▶ [WRITTEN EXERCISE]
Pick out the lines below that include the string "with".

Records from a collection:

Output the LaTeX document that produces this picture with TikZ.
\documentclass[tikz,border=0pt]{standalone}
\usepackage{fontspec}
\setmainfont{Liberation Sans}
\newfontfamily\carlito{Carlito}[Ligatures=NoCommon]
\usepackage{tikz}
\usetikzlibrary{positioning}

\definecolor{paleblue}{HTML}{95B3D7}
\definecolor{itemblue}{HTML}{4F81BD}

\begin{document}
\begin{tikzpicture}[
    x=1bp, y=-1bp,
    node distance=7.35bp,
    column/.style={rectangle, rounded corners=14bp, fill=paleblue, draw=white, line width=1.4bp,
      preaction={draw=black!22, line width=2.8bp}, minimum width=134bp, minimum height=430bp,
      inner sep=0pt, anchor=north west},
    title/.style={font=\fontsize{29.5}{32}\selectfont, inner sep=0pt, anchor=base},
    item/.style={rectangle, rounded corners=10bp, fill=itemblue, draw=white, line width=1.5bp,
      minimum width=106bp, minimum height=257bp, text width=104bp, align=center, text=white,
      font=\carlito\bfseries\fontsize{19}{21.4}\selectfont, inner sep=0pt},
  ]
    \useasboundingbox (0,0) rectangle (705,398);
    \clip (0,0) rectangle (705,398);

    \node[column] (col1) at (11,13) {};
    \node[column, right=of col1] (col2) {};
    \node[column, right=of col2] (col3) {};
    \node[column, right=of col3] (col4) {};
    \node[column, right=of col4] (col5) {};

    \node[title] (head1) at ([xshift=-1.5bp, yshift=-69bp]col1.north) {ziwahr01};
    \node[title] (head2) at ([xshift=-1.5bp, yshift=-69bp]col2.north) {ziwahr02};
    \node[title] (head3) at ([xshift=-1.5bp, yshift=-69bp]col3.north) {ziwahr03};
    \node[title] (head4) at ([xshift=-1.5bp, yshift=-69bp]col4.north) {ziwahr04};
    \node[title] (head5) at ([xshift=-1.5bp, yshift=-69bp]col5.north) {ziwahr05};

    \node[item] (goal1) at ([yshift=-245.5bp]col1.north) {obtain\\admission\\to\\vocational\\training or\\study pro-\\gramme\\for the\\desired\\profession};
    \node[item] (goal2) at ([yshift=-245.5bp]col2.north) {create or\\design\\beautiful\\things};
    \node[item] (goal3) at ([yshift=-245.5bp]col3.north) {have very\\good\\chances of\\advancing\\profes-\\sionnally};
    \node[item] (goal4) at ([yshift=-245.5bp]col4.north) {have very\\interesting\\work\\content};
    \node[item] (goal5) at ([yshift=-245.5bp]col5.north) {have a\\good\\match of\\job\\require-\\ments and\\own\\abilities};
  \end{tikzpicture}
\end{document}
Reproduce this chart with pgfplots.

▶ [EXERCISE OUTPUT]
Output the LaTeX document that produces this picture with TikZ.
Reproduce this chart with pgfplots.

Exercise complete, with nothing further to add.